Why is this a red flag? We have seen in PNG that fraudulent and corrupt contracts often involve companies set up overnight, with no assets or resources of note. A prominent examples was Eremas Wartoto’s Travel Air, which was illegally awarded contracts before it was even incorporated.

That Paladin did not have the corporate assets we would expect is not in itself evidence of wrongdoing.

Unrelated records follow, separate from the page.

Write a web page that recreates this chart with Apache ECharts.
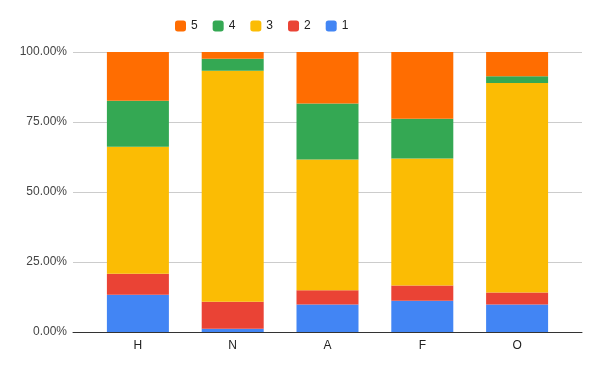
<!DOCTYPE html>
<html>
<head>
<meta charset="utf-8">
<script src="https://cdn.jsdelivr.net/npm/echarts@6/dist/echarts.min.js"></script>
<style>
  html, body { margin: 0; padding: 0; background: #fff; }
  #main { width: 600px; height: 371px; }
</style>
</head>
<body>
<div id="main"></div>
<script>
var categories = ["H", "N", "A", "F", "O"];
var seriesNames = ["1", "2", "3", "4", "5"];
var s1 = [13.3, 1.2, 9.8, 11.2, 9.8];
var s2 = [7.5, 9.6, 5.1, 5.4, 4.3];
var s3 = [45.4, 82.5, 46.7, 45.4, 74.8];
var s4 = [16.4, 4.3, 20.0, 14.2, 2.4];
var s5 = [17.4, 2.4, 18.4, 23.8, 8.7];
var colors = ["#4285F4", "#EA4335", "#FBBC04", "#34A853", "#FF6D01"];

var myChart = echarts.init(document.getElementById("main"));
var font = "'Liberation Sans', Arial, sans-serif";

function mk(name, vals, color) {
  return {
    name: name,
    type: "bar",
    stack: "total",
    barWidth: 62,
    xAxisIndex: 1,
    yAxisIndex: 1,
    itemStyle: { color: color },
    data: vals
  };
}

var option = {
  animation: false,
  textStyle: { fontFamily: font },
  legend: {
    data: ["5", "4", "3", "2", "1"],
    top: 15,
    left: 170,
    icon: "roundRect",
    itemWidth: 11,
    itemHeight: 11,
    itemGap: 15,
    textStyle: { fontSize: 12, color: "#222", fontFamily: font }
  },
  grid: [
    // background grid: gridlines + baseline span the full plot width
    { left: 73, right: 18, top: 52, bottom: 39 },
    // bar grid: category slots narrower than the gridlines
    { left: 90.5, right: 35.5, top: 52, bottom: 39 }
  ],
  xAxis: [
    {
      gridIndex: 0,
      type: "value",
      min: 0,
      max: 1,
      splitLine: { show: false },
      axisTick: { show: false },
      axisLabel: { show: false },
      axisLine: { show: true, lineStyle: { color: "#333", width: 1 } },
      z: 5
    },
    {
      gridIndex: 1,
      type: "category",
      data: categories,
      axisLine: { show: false },
      axisTick: { show: false },
      axisLabel: { margin: 8, fontSize: 12, color: "#222" }
    }
  ],
  yAxis: [
    {
      gridIndex: 0,
      type: "value",
      min: 0,
      max: 100,
      interval: 25,
      axisLine: { show: false },
      axisTick: { show: false },
      splitLine: { lineStyle: { color: "#ccc" } },
      axisLabel: {
        margin: 6,
        fontSize: 12,
        color: "#444",
        formatter: function (v) { return v.toFixed(2) + "%"; }
      }
    },
    {
      gridIndex: 1,
      type: "value",
      min: 0,
      max: 100,
      interval: 25,
      show: false
    }
  ],
  series: [
    mk(seriesNames[0], s1, colors[0]),
    mk(seriesNames[1], s2, colors[1]),
    mk(seriesNames[2], s3, colors[2]),
    mk(seriesNames[3], s4, colors[3]),
    mk(seriesNames[4], s5, colors[4])
  ]
};
myChart.setOption(option);
</script>
</body>
</html>
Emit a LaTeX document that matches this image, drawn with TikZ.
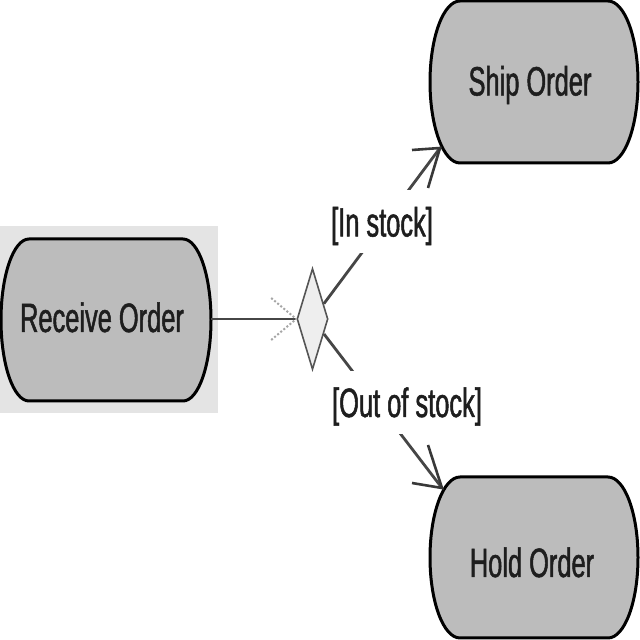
\documentclass[tikz,border=0pt]{standalone}
\usepackage{fontspec}
\newfontfamily\narrowsans[FakeStretch=0.62,FakeBold=1.2]{Liberation Sans}
\usetikzlibrary{shapes.geometric,calc}
\definecolor{boxfill}{RGB}{188,188,188}
\definecolor{bgpanel}{RGB}{228,228,228}
\definecolor{edgegray}{RGB}{70,70,70}
\definecolor{diafill}{RGB}{238,238,238}
\definecolor{diaedge}{RGB}{85,85,85}
\definecolor{inktext}{RGB}{30,30,30}
% x0, y0, x1, y1, rx, ry : box with half-elliptic ends
\newcommand{\ellbox}[6]{%
  \path[statebox] (#1+#5,#2) -- (#3-#5,#2)
    arc[start angle=-90,end angle=90,x radius=#5pt,y radius=#6pt]
    -- (#1+#5,#4)
    arc[start angle=90,end angle=270,x radius=#5pt,y radius=#6pt]
    -- cycle;}
\begin{document}
\begin{tikzpicture}[x=1pt,y=1pt,
  statetext/.style={font=\narrowsans\fontsize{41}{49}\selectfont, text=inktext,
    inner sep=0pt, text height=29pt, text depth=0pt},
  guard/.style={font=\narrowsans\fontsize{41}{49}\selectfont, text=inktext,
    fill=white, inner xsep=2pt, inner ysep=17pt, text height=29pt, text depth=0pt},
  edge/.style={draw=edgegray, line width=2.8pt},
  prong/.style={draw=edgegray!80!black, line width=2.6pt},
  dotprong/.style={draw=gray!70, line width=2pt, dotted},
  statebox/.style={fill=boxfill, draw=black, line width=3pt}]
\useasboundingbox (0,0) rectangle (640,640);
\fill[white] (0,0) rectangle (640,640);
% panel behind the first state
\fill[bgpanel] (0,227) rectangle (218,414);
% state shapes
\ellbox{1}{239}{211}{401}{28}{81}
\ellbox{430}{477}{638}{639}{30}{81}
\ellbox{430}{2}{638}{163}{30}{80.5}
% state texts
\node[statetext] (recv) at (102,322.5) {Receive Order};
\node[statetext] (ship) at (530,559) {Ship Order};
\node[statetext] (hold) at (532,77.5) {Hold Order};
% decision
\node[diamond, draw=diaedge, fill=diafill, line width=1.6pt,
  minimum width=31pt, minimum height=101pt, inner sep=0pt] (dec) at (312.5,321) {};
% connector points
\coordinate (recvE) at (211,321);
\coordinate (shiptip) at (440,492);
\coordinate (holdtip) at (442,152);
% edges
\draw[edge] (recvE) -- (dec.west);
\draw[dotprong] ($(dec.west)+(-25,21)$) -- (dec.west);
\draw[dotprong] ($(dec.west)+(-25,-21)$) -- (dec.west);
\draw[edge] (dec) -- (shiptip);
\draw[edge] (dec) -- (holdtip);
\node[guard] (instock) at (382,418) {[In stock]};
\node[guard] (outstock) at (407,237.5) {[Out of stock]};
\draw[prong] ($(shiptip)+(-28,-2)$) -- (shiptip) -- ($(shiptip)+(-12,-40)$);
\draw[prong] ($(holdtip)+(-30,5)$) -- (holdtip) -- ($(holdtip)+(-14,43)$);
\end{tikzpicture}
\end{document}
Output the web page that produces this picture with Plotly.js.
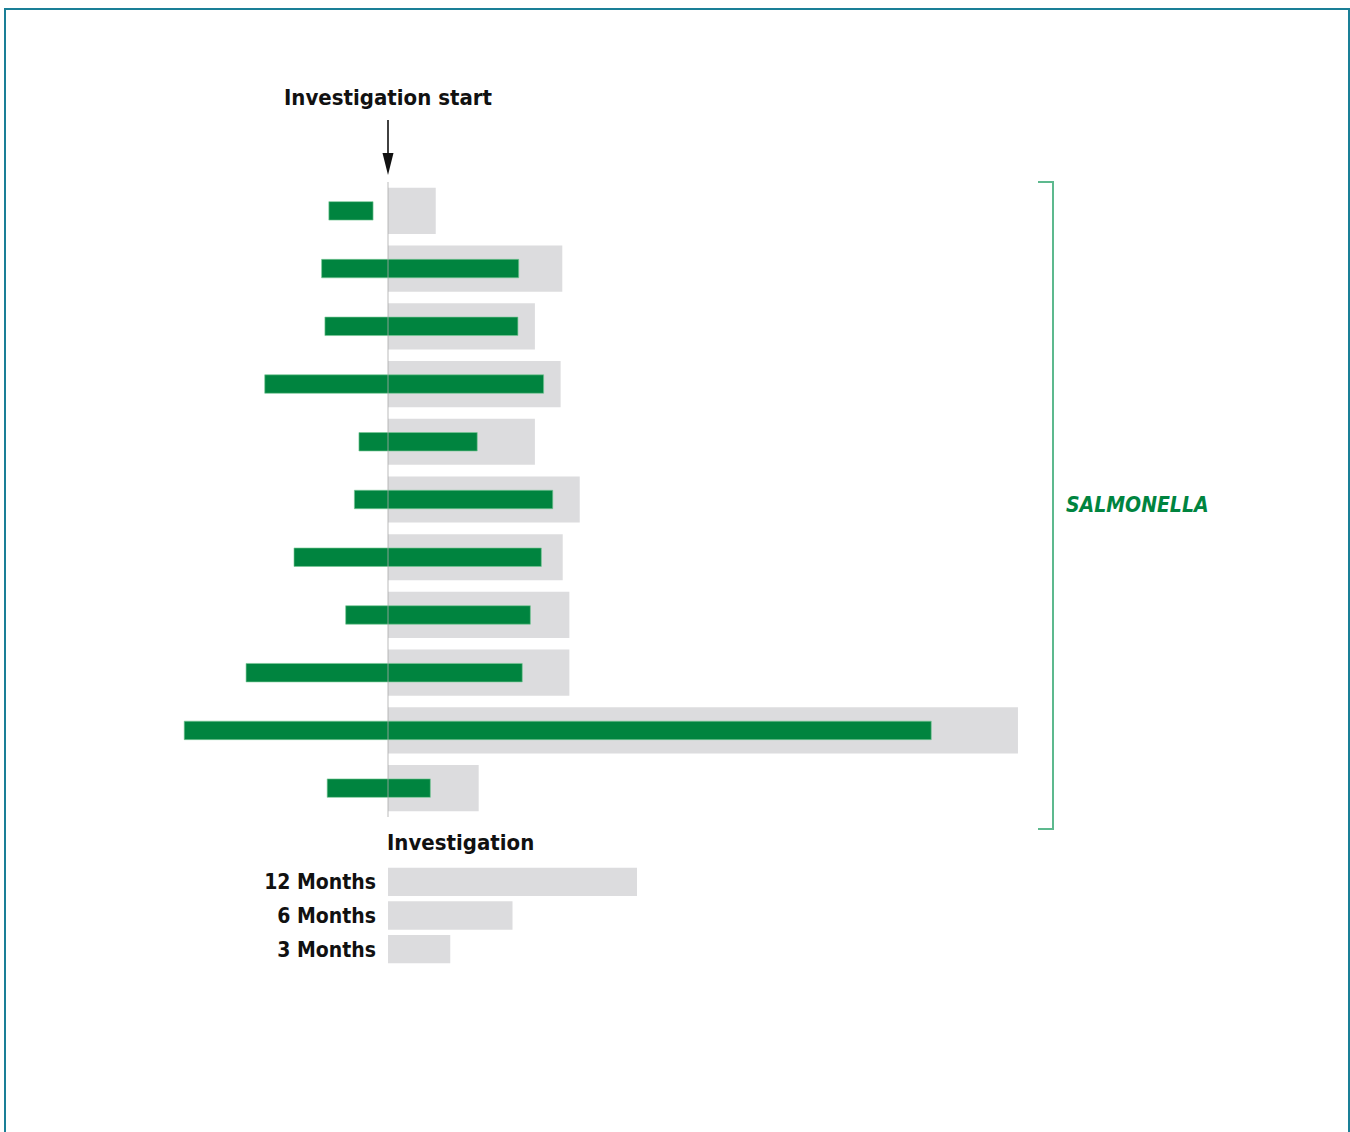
<!DOCTYPE html>
<html>
<head>
<meta charset="utf-8">
<script src="https://cdn.plot.ly/plotly-3.0.1.min.js"></script>
<style>
  html, body { margin: 0; padding: 0; background: #fff; }
  #chart { width: 1350px; height: 1132px; }
  #frame { position: absolute; left: 4px; top: 8px; width: 1342px; height: 1140px;
           border-top: 2px solid #1a7f97; border-left: 2px solid #1a7f97; border-right: 2px solid #1a7f97;
           pointer-events: none; }
</style>
</head>
<body>
<div id="chart"></div>
<div id="frame"></div>
<script>
// ---- data (months relative to investigation start) ----
const outbreaks = [1, 2, 3, 4, 5, 6, 7, 8, 9, 10, 11];
const investigationLength = [2.3, 8.4, 7.08, 8.32, 7.08, 9.24, 8.42, 8.74, 8.74, 30.36, 4.37];
const illnessStart = [-2.85, -3.2, -3.04, -5.94, -1.4, -1.62, -4.53, -2.04, -6.84, -9.82, -2.93];
const illnessEnd = [-0.72, 6.3, 6.26, 7.5, 4.3, 7.94, 7.39, 6.86, 6.47, 26.18, 2.04];
const legendLabels = ["12 Months", "6 Months", "3 Months"];
const legendMonths = [12, 6, 3];
const groupLabel = "SALMONELLA";

// ---- layout geometry (pixels) ----
const W = 1350, H = 1132;
const L = 139, R = 1135;          // plot area left/right
const T = 182, B = 966;           // plot area top/bottom
const pw = R - L, ph = B - T;
const px = x => (x - L) / pw;      // pixel -> paper x
const py = y => (B - y) / ph;      // pixel -> paper y

const FONT = "'Liberation Sans Narrow', 'DejaVu Sans Condensed', 'Arial Narrow', sans-serif";
const GREEN = "#00843f";
const GREY = "#dcdcde";

const traces = [
  {
    type: "bar", orientation: "h",
    y: outbreaks, x: investigationLength, base: 0,
    width: 0.8,
    marker: { color: GREY, line: { width: 0 } },
    xaxis: "x", yaxis: "y", hoverinfo: "skip", showlegend: false
  },
  {
    type: "bar", orientation: "h",
    y: outbreaks,
    x: illnessEnd.map((e, i) => e - illnessStart[i]),
    base: illnessStart,
    width: 0.32,
    marker: { color: GREEN, line: { width: 0.8, color: "rgba(120,200,150,0.8)" } },
    xaxis: "x", yaxis: "y", hoverinfo: "skip", showlegend: false
  },
  {
    type: "bar", orientation: "h",
    y: legendLabels, x: legendMonths, base: 0,
    width: 0.84,
    marker: { color: GREY, line: { width: 0 } },
    xaxis: "x2", yaxis: "y2", hoverinfo: "skip", showlegend: false
  }
];

const monthPx = 20.75;
const xMin = -(388 - L) / monthPx;
const xMax = xMin + pw / monthPx;
const x2Dom = (388 - L) / pw;

const layout = {
  width: W, height: H,
  margin: { l: L, r: W - R, t: T, b: H - B, pad: 0 },
  paper_bgcolor: "rgba(0,0,0,0)", plot_bgcolor: "rgba(0,0,0,0)",
  barmode: "overlay",
  showlegend: false,
  font: { family: FONT, color: "#111" },
  xaxis: { domain: [0, 1], range: [xMin, xMax], showgrid: false, zeroline: false,
           showticklabels: false, showline: false, ticks: "", fixedrange: true },
  yaxis: { domain: [py(817), 1], range: [11.5, 0.5], showgrid: false, zeroline: false,
           showticklabels: false, showline: false, ticks: "", fixedrange: true },
  xaxis2: { domain: [x2Dom, 1], range: [0, xMax], anchor: "y2", showgrid: false, zeroline: false,
            showticklabels: false, showline: false, ticks: "", fixedrange: true },
  yaxis2: { domain: [0, py(865)], anchor: "x2", type: "category", autorange: "reversed",
            showgrid: false, zeroline: false, showline: false, ticks: "",
            ticklabelstandoff: 11,
            tickfont: { family: FONT, size: 21, color: "#111", weight: "bold" }, fixedrange: true },
  shapes: [
    { type: "line", xref: "x", yref: "y", x0: 0, x1: 0, y0: 0.5, y1: 11.5,
      line: { color: "rgba(170,170,170,0.8)", width: 1 }, layer: "above" },
    { type: "path", xref: "paper", yref: "paper",
      path: `M ${px(1038)} ${py(182)} L ${px(1053)} ${py(182)} L ${px(1053)} ${py(829)} L ${px(1038)} ${py(829)}`,
      line: { color: "#5db98e", width: 2 } },
    // arrow shaft + narrow head pointing at investigation start
    { type: "line", xref: "paper", yref: "paper", x0: px(388), x1: px(388), y0: py(120), y1: py(158),
      line: { color: "#111", width: 1.6 } },
    { type: "path", xref: "paper", yref: "paper",
      path: `M ${px(382.5)} ${py(153)} L ${px(393.5)} ${py(153)} L ${px(388)} ${py(175)} Z`,
      fillcolor: "#111", line: { width: 0 } }
  ],
  annotations: [
    { text: "Investigation start", xref: "x", x: 0, yref: "paper", y: py(98),
      xanchor: "center", yanchor: "middle", showarrow: false,
      font: { family: FONT, size: 22, color: "#111", weight: "bold" } },
    { text: "Investigation", xref: "x", x: 0, yref: "paper", y: py(842),
      xanchor: "left", yanchor: "middle", showarrow: false, xshift: -3,
      font: { family: FONT, size: 22, color: "#111", weight: "bold" } },
    { text: groupLabel, xref: "paper", x: px(1064), yref: "paper", y: py(505),
      xanchor: "left", yanchor: "middle", showarrow: false,
      font: { family: FONT, size: 21, color: GREEN, style: "italic", weight: "bold" } }
  ]
};

Plotly.newPlot("chart", traces, layout, { staticPlot: true, displayModeBar: false });
</script>
</body>
</html>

But given they were awarded a massive contract, through an opaque, limited tender process, it certainly raises the risk level observed here.

⚑ Red Flag 10 – A Counterintuitive Sequence of Events

Although  the Australian civil service is not without criticism, it does have a seemingly well evidenced record of professionalism and skill.

It is, therefore, very difficult to understand how a procurement process and subsequent contracts, with so many red flags were not identified at an early stage in the process and remedied.

The fact it wasn’t remedied, indicates a higher risk of political interference at a Ministerial level, which prevented concerns raised by the civil service from being actioned.


So to summarise we have a company set up by a principal with a record of ‘bad debts and failed contracts’, using offshore holding vehicles in secrecy havens, led by a local executive currently being investigated for misappropriation.

The contracts were awarded under opaque conditions, without competitive tender. The price paid are well above the sector average. The contracts were awarded despite the company’s failure to adhere to local companies law, and despite the fact there was no appropriate headquarters for the organisation. A seemingly credible ex-employee alleges the company used fraud and made ex-gratia payments. While most recently links have been identified between Paladin and senior political power brokers in Manus Province.

Since the awards were made the Australian government have used all their powers to avoid supplying parliament or the public with details on the contract.

Given this involves half a billion in Australian taxpayer money, nothing short of a full and open inquiry is needed, in tandem with a thorough Australian Federal Police investigation.